**Brief**
What follows is a listing; give it again exactly, in its entirety.

**Provided data**
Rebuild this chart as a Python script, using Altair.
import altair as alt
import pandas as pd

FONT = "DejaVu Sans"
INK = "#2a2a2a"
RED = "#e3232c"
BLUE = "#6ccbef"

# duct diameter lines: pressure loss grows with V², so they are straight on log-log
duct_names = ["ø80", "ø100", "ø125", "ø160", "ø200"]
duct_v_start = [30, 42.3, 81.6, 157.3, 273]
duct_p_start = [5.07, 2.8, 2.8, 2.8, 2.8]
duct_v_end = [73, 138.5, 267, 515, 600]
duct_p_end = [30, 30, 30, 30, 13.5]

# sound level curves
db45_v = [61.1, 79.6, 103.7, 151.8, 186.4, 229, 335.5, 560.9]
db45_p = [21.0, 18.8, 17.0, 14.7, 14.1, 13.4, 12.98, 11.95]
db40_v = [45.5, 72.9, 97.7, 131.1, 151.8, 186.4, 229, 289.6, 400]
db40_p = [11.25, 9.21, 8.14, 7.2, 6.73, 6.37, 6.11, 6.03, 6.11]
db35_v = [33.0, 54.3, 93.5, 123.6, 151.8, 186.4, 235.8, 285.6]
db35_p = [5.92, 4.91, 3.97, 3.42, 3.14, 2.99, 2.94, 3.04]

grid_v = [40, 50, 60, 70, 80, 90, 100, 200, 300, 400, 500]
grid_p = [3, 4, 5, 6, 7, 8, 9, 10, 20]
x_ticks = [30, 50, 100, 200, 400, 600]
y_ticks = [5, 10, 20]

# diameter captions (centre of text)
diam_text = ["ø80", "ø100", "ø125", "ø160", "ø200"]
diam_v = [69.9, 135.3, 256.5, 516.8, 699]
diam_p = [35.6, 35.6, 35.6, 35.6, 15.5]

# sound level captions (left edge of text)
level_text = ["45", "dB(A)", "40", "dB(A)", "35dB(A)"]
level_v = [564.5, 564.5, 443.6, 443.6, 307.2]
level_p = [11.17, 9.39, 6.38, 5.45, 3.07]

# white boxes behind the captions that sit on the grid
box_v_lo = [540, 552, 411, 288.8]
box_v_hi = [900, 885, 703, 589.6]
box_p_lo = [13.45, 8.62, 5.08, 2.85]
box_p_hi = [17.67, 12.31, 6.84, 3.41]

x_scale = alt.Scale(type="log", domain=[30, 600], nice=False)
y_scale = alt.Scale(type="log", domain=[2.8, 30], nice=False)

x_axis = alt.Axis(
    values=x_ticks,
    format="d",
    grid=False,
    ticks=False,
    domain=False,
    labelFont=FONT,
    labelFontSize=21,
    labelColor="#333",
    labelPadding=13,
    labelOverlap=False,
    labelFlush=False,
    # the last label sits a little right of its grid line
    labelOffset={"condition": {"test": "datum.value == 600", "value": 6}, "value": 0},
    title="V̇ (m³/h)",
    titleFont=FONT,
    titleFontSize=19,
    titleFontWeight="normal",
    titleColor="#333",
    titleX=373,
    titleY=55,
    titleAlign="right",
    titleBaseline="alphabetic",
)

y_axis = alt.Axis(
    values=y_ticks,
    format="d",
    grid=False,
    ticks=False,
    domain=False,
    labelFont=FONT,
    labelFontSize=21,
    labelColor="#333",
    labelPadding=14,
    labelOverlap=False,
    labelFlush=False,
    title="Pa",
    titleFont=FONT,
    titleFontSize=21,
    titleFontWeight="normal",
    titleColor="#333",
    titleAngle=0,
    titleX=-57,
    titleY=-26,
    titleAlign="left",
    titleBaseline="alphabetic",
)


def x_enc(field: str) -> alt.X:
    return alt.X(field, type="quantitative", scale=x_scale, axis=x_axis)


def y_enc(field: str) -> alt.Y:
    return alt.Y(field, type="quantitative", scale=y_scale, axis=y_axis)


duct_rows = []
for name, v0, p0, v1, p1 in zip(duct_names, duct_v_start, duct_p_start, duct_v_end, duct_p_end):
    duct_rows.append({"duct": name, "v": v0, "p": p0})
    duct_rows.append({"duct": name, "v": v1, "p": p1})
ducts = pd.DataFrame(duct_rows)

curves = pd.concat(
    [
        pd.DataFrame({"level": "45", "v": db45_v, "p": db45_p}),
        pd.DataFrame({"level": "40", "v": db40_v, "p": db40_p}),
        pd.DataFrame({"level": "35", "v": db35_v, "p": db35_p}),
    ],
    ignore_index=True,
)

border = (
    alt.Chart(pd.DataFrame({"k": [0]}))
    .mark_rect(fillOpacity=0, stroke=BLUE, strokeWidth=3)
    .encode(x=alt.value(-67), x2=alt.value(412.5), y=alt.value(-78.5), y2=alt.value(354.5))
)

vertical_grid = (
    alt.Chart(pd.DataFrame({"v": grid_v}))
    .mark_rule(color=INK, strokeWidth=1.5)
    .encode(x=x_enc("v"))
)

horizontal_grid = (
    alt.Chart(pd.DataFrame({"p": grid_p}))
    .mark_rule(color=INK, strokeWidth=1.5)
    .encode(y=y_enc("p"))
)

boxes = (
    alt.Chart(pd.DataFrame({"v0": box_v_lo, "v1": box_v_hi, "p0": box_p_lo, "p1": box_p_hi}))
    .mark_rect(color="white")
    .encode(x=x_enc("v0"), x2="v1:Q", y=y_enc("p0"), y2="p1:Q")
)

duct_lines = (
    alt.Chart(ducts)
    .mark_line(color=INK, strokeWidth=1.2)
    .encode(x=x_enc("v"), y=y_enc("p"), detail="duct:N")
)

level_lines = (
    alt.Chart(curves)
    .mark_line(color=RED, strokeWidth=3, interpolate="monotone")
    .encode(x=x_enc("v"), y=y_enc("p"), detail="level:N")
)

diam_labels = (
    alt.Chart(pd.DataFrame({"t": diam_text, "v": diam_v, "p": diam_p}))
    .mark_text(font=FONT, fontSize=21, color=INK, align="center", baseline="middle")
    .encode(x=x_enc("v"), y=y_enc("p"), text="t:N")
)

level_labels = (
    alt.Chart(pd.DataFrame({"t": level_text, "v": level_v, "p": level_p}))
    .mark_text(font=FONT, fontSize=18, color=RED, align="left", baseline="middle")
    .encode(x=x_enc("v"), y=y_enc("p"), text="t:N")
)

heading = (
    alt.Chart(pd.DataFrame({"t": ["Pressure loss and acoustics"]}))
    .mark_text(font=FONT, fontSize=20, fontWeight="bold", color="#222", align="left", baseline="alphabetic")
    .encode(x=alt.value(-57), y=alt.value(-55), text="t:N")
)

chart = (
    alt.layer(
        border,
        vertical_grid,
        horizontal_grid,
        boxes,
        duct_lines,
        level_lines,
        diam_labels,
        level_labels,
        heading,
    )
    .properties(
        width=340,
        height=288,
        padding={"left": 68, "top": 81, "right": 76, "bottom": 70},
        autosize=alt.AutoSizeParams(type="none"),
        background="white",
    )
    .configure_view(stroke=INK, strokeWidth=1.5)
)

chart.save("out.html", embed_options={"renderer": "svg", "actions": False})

**Solution below**
Rebuild this chart as a Python script, using Altair.
import altair as alt
import pandas as pd

FONT = "DejaVu Sans"
INK = "#2a2a2a"
RED = "#e3232c"
BLUE = "#6ccbef"

# duct diameter lines: pressure loss grows with V², so they are straight on log-log
duct_names = ["ø80", "ø100", "ø125", "ø160", "ø200"]
duct_v_start = [30, 42.3, 81.6, 157.3, 273]
duct_p_start = [5.07, 2.8, 2.8, 2.8, 2.8]
duct_v_end = [73, 138.5, 267, 515, 600]
duct_p_end = [30, 30, 30, 30, 13.5]

# sound level curves
db45_v = [61.1, 79.6, 103.7, 151.8, 186.4, 229, 335.5, 560.9]
db45_p = [21.0, 18.8, 17.0, 14.7, 14.1, 13.4, 12.98, 11.95]
db40_v = [45.5, 72.9, 97.7, 131.1, 151.8, 186.4, 229, 289.6, 400]
db40_p = [11.25, 9.21, 8.14, 7.2, 6.73, 6.37, 6.11, 6.03, 6.11]
db35_v = [33.0, 54.3, 93.5, 123.6, 151.8, 186.4, 235.8, 285.6]
db35_p = [5.92, 4.91, 3.97, 3.42, 3.14, 2.99, 2.94, 3.04]

grid_v = [40, 50, 60, 70, 80, 90, 100, 200, 300, 400, 500]
grid_p = [3, 4, 5, 6, 7, 8, 9, 10, 20]
x_ticks = [30, 50, 100, 200, 400, 600]
y_ticks = [5, 10, 20]

# diameter captions (centre of text)
diam_text = ["ø80", "ø100", "ø125", "ø160", "ø200"]
diam_v = [69.9, 135.3, 256.5, 516.8, 699]
diam_p = [35.6, 35.6, 35.6, 35.6, 15.5]

# sound level captions (left edge of text)
level_text = ["45", "dB(A)", "40", "dB(A)", "35dB(A)"]
level_v = [564.5, 564.5, 443.6, 443.6, 307.2]
level_p = [11.17, 9.39, 6.38, 5.45, 3.07]

# white boxes behind the captions that sit on the grid
box_v_lo = [540, 552, 411, 288.8]
box_v_hi = [900, 885, 703, 589.6]
box_p_lo = [13.45, 8.62, 5.08, 2.85]
box_p_hi = [17.67, 12.31, 6.84, 3.41]

x_scale = alt.Scale(type="log", domain=[30, 600], nice=False)
y_scale = alt.Scale(type="log", domain=[2.8, 30], nice=False)

x_axis = alt.Axis(
    values=x_ticks,
    format="d",
    grid=False,
    ticks=False,
    domain=False,
    labelFont=FONT,
    labelFontSize=21,
    labelColor="#333",
    labelPadding=13,
    labelOverlap=False,
    labelFlush=False,
    # the last label sits a little right of its grid line
    labelOffset={"condition": {"test": "datum.value == 600", "value": 6}, "value": 0},
    title="V̇ (m³/h)",
    titleFont=FONT,
    titleFontSize=19,
    titleFontWeight="normal",
    titleColor="#333",
    titleX=373,
    titleY=55,
    titleAlign="right",
    titleBaseline="alphabetic",
)

y_axis = alt.Axis(
    values=y_ticks,
    format="d",
    grid=False,
    ticks=False,
    domain=False,
    labelFont=FONT,
    labelFontSize=21,
    labelColor="#333",
    labelPadding=14,
    labelOverlap=False,
    labelFlush=False,
    title="Pa",
    titleFont=FONT,
    titleFontSize=21,
    titleFontWeight="normal",
    titleColor="#333",
    titleAngle=0,
    titleX=-57,
    titleY=-26,
    titleAlign="left",
    titleBaseline="alphabetic",
)


def x_enc(field: str) -> alt.X:
    return alt.X(field, type="quantitative", scale=x_scale, axis=x_axis)


def y_enc(field: str) -> alt.Y:
    return alt.Y(field, type="quantitative", scale=y_scale, axis=y_axis)


duct_rows = []
for name, v0, p0, v1, p1 in zip(duct_names, duct_v_start, duct_p_start, duct_v_end, duct_p_end):
    duct_rows.append({"duct": name, "v": v0, "p": p0})
    duct_rows.append({"duct": name, "v": v1, "p": p1})
ducts = pd.DataFrame(duct_rows)

curves = pd.concat(
    [
        pd.DataFrame({"level": "45", "v": db45_v, "p": db45_p}),
        pd.DataFrame({"level": "40", "v": db40_v, "p": db40_p}),
        pd.DataFrame({"level": "35", "v": db35_v, "p": db35_p}),
    ],
    ignore_index=True,
)

border = (
    alt.Chart(pd.DataFrame({"k": [0]}))
    .mark_rect(fillOpacity=0, stroke=BLUE, strokeWidth=3)
    .encode(x=alt.value(-67), x2=alt.value(412.5), y=alt.value(-78.5), y2=alt.value(354.5))
)

vertical_grid = (
    alt.Chart(pd.DataFrame({"v": grid_v}))
    .mark_rule(color=INK, strokeWidth=1.5)
    .encode(x=x_enc("v"))
)

horizontal_grid = (
    alt.Chart(pd.DataFrame({"p": grid_p}))
    .mark_rule(color=INK, strokeWidth=1.5)
    .encode(y=y_enc("p"))
)

boxes = (
    alt.Chart(pd.DataFrame({"v0": box_v_lo, "v1": box_v_hi, "p0": box_p_lo, "p1": box_p_hi}))
    .mark_rect(color="white")
    .encode(x=x_enc("v0"), x2="v1:Q", y=y_enc("p0"), y2="p1:Q")
)

duct_lines = (
    alt.Chart(ducts)
    .mark_line(color=INK, strokeWidth=1.2)
    .encode(x=x_enc("v"), y=y_enc("p"), detail="duct:N")
)

level_lines = (
    alt.Chart(curves)
    .mark_line(color=RED, strokeWidth=3, interpolate="monotone")
    .encode(x=x_enc("v"), y=y_enc("p"), detail="level:N")
)

diam_labels = (
    alt.Chart(pd.DataFrame({"t": diam_text, "v": diam_v, "p": diam_p}))
    .mark_text(font=FONT, fontSize=21, color=INK, align="center", baseline="middle")
    .encode(x=x_enc("v"), y=y_enc("p"), text="t:N")
)

level_labels = (
    alt.Chart(pd.DataFrame({"t": level_text, "v": level_v, "p": level_p}))
    .mark_text(font=FONT, fontSize=18, color=RED, align="left", baseline="middle")
    .encode(x=x_enc("v"), y=y_enc("p"), text="t:N")
)

heading = (
    alt.Chart(pd.DataFrame({"t": ["Pressure loss and acoustics"]}))
    .mark_text(font=FONT, fontSize=20, fontWeight="bold", color="#222", align="left", baseline="alphabetic")
    .encode(x=alt.value(-57), y=alt.value(-55), text="t:N")
)

chart = (
    alt.layer(
        border,
        vertical_grid,
        horizontal_grid,
        boxes,
        duct_lines,
        level_lines,
        diam_labels,
        level_labels,
        heading,
    )
    .properties(
        width=340,
        height=288,
        padding={"left": 68, "top": 81, "right": 76, "bottom": 70},
        autosize=alt.AutoSizeParams(type="none"),
        background="white",
    )
    .configure_view(stroke=INK, strokeWidth=1.5)
)

chart.save("out.html", embed_options={"renderer": "svg", "actions": False})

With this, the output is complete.